Oxygen is an essential element to all human beings, but it is to roasted coffee a prime enemy as it greatly affects its freshness. Oxidation of coffee results in loss of aroma, flat & stagnant flavours.
Once coffee gets into contact with oxygen, the deterioration of freshness begins to occur.
Hence from this, it could be derived that oxygen is the most important parameter that influences the shelf life of coffee. So once coffee bean package has been opened, if the bean pouch does not come with a high adhesive seal, then do place the beans immediately into a tight, vacuumed coffee container.
Minimization on the Pace of Coffee Staling
From the many factors that were said which affect coffee staling, although this phenomenon could not be prevented entirely, still it is possible to minimize the rate of it. To do this, one area to look at is packaging itself.
It has been experimented that quality packages with degassing valves used as roasted coffee bean packings possess the ability to void oxygen to 0%.
Also, vacuum packaging / receptacles / containers can sufficiently protect roasted coffee beans from exposure to oxygen and lowering it by great amplitude.
There is an understanding that coffee could be adequately protected by vacuum packing. And it is very effective in decreasing staling rate to an immense degree. But do note that once the packaging is opened for consumption and usage, the beans are immediately subject to the beginning cycle of staling process.
As per mentioned above, the staling cycle is part and parcel of the life of roasted coffee beans. Staling cannot be totally extinguished, but we can stall the commencement of staling for a longer time. In this way we can prolong the life of roasted coffee beans.
Whole Roasted Bean
It is recommended / best to buy roasted coffee bean as whole beans instead of ground coffee. This is because when coffee is ground, chemical reactions increase at a faster rate. Ground coffee provides a room for heightened pace of degassing and staling since it becomes very much highly porous. Its surface-to-volume hikes, which gives ample area for oxygen and related reactions to bathe in.

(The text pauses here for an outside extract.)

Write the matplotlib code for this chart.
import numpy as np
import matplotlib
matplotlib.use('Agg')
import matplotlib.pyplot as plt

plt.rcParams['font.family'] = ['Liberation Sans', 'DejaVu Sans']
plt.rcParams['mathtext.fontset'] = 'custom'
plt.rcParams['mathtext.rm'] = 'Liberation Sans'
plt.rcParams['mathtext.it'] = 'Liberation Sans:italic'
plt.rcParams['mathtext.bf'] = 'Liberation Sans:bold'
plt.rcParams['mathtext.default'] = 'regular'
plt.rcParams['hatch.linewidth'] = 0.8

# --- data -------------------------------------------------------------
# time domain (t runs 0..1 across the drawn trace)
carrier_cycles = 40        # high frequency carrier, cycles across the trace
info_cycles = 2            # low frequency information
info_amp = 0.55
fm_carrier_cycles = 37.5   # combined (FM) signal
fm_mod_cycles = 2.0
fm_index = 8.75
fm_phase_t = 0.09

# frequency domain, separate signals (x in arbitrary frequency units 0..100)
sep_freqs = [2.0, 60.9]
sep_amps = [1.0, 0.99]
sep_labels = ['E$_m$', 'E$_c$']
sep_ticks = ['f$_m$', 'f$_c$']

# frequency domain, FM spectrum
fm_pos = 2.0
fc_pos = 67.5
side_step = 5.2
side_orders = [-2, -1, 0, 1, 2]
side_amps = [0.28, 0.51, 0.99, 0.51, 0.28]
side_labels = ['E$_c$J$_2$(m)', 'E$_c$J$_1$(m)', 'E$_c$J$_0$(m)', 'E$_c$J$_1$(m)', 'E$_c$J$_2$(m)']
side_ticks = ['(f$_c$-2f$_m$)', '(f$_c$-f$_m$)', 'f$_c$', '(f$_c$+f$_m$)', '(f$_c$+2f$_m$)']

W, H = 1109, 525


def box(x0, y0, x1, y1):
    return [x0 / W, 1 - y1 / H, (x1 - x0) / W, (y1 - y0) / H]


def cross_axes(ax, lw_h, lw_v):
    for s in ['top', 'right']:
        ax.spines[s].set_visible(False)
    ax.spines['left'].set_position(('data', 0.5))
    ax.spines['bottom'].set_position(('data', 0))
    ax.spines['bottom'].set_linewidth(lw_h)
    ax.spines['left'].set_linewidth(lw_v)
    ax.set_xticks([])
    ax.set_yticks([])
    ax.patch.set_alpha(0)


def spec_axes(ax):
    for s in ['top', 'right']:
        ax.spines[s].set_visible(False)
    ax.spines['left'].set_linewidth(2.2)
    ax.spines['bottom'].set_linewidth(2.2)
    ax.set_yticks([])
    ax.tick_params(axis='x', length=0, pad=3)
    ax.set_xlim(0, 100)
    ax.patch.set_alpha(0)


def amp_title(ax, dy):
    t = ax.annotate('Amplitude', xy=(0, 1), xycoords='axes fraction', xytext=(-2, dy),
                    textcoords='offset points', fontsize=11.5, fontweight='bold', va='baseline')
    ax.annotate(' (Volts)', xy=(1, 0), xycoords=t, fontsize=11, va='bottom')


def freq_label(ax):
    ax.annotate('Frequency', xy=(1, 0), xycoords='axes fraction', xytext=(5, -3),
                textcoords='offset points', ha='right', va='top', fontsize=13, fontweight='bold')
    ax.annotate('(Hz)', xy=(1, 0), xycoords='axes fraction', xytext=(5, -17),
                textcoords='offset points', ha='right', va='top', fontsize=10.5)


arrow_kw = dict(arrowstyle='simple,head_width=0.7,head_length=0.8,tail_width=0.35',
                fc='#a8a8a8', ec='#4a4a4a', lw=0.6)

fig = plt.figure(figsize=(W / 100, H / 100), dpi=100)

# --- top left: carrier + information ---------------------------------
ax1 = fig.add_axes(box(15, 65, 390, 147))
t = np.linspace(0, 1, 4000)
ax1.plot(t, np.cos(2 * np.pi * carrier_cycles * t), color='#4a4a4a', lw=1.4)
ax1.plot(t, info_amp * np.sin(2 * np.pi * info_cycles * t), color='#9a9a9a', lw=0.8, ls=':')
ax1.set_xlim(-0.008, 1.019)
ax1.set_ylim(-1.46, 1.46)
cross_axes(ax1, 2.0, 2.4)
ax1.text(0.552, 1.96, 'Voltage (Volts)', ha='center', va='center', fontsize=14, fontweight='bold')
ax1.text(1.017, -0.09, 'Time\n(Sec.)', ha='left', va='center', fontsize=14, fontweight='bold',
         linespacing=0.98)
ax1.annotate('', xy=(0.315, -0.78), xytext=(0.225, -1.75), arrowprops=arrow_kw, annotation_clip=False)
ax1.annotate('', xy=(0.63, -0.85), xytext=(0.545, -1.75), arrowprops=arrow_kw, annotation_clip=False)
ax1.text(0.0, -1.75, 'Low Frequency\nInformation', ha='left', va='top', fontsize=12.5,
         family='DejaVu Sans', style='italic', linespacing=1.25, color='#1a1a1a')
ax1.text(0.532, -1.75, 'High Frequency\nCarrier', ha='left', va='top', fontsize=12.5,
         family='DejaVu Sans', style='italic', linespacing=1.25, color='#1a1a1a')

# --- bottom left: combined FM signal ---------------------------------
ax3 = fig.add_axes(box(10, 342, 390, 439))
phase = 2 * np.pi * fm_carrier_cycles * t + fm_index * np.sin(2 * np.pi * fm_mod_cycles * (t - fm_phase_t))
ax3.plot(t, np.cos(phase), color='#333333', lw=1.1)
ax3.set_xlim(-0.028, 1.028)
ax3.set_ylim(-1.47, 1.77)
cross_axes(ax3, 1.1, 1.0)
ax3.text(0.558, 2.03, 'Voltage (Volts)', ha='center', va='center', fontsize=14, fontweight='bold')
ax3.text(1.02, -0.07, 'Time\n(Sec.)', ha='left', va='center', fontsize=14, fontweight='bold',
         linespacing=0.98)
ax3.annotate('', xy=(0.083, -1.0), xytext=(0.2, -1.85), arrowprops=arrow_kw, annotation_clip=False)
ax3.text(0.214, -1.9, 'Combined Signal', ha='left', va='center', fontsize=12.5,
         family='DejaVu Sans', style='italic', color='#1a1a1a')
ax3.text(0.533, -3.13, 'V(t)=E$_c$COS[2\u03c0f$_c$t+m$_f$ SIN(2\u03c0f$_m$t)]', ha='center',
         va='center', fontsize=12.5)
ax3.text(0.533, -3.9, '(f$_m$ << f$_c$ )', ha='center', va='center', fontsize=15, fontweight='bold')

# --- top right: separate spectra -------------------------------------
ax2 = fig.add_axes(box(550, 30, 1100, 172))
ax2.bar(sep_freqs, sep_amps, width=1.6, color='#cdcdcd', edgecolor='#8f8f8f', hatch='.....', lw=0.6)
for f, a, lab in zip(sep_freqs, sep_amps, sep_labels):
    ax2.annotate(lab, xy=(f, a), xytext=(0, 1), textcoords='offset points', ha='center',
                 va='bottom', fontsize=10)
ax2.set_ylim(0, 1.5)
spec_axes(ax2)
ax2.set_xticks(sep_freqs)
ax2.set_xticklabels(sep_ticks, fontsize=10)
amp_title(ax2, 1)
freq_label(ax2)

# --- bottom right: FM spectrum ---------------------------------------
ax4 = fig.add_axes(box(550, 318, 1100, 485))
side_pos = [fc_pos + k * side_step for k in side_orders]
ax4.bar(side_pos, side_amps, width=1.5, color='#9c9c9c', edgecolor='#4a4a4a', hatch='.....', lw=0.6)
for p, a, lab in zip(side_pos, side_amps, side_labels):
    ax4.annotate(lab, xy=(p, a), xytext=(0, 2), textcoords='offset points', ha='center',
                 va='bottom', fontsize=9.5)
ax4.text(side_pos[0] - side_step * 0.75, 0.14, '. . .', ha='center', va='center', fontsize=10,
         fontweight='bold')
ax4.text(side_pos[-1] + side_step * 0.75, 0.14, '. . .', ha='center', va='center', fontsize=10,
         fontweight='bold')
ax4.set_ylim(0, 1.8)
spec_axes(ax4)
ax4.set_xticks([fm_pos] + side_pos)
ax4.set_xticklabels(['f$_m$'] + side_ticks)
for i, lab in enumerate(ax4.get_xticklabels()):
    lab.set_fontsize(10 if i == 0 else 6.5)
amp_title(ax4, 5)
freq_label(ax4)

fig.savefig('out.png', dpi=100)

The ultimate result will be losses of specific intrinsic volatile compounds that make up the essential aroma and flavours of coffee. Hence the overall shelf life of ground coffee is very much shorter as compared to whole bean itself.
Effective Control of Environmental Conditions
It is mentioned that temperature, moisture, oxygen contribute extensively to the rate of coffee staling. Hence, effective regulation of these will help immensely in slowing down the life span deterioration of roasted beans.

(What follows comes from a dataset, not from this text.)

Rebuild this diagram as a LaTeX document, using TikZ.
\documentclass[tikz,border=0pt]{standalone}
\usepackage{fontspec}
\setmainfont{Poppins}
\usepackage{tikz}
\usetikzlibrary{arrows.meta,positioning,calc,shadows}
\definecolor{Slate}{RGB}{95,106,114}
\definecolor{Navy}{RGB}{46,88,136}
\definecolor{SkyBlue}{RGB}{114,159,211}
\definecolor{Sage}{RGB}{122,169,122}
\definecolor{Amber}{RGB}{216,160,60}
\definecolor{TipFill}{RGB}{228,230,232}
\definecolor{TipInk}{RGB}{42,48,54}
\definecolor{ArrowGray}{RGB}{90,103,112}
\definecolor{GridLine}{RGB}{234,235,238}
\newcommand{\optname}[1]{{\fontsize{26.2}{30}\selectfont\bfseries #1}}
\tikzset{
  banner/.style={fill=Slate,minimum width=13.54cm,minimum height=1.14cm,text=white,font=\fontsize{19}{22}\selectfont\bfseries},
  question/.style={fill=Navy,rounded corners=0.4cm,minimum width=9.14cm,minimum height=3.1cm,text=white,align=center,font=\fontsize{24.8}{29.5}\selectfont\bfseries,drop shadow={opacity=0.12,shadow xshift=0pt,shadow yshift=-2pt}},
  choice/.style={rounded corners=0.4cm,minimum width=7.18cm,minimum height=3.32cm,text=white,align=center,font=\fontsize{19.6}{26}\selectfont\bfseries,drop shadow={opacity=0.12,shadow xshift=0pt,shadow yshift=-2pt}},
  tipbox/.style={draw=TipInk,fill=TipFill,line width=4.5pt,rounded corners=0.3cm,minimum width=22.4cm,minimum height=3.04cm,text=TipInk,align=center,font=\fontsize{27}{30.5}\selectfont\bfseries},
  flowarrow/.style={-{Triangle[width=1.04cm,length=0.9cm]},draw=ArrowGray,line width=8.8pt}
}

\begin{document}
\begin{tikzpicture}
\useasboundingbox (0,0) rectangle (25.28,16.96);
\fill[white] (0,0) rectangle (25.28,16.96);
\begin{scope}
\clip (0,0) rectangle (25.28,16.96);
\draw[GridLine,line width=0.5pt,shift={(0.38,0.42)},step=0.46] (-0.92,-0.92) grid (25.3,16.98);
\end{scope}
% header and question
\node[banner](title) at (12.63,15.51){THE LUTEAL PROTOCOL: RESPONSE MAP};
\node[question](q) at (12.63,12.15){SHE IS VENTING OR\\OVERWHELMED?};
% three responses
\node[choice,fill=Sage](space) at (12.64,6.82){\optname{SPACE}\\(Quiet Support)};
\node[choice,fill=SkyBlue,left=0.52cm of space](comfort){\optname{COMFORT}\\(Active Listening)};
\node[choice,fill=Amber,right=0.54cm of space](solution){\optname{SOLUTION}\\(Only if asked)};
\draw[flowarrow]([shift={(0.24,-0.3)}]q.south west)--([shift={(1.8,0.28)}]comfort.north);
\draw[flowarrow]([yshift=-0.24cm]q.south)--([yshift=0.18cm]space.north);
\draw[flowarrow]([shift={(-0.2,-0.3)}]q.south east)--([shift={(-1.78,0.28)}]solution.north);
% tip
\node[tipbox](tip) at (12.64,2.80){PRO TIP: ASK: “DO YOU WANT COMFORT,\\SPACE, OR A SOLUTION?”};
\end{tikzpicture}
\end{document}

As you can see, the art of coffee extraction is not just solely dependent on espresso machine itself. Unpleasant, rancid coffee flavours, poor coffee texture etc are not what most people think are a result of the degree of machine performance. These are in fact also more often a consequence of the state of freshness of the roasted coffee beans.
Thus prior to obtaining that optimal coffee extraction, we should also look at the very basic ingredient itself – the coffee beans’ state of freshness. Due to the capricious, ephemeral nature of roasted beans, it poses a very challenging task to forecast, and thus to capture the rate of staling, since the quick chemical and physical changes that occur in roasted beans make exact control and solution to staling impossible. But we can still base on the abovementioned factors which affect the pace of insipidity to execute near-appropriate measures to minimize staling – thus prolonging the shelf life of roasted beans.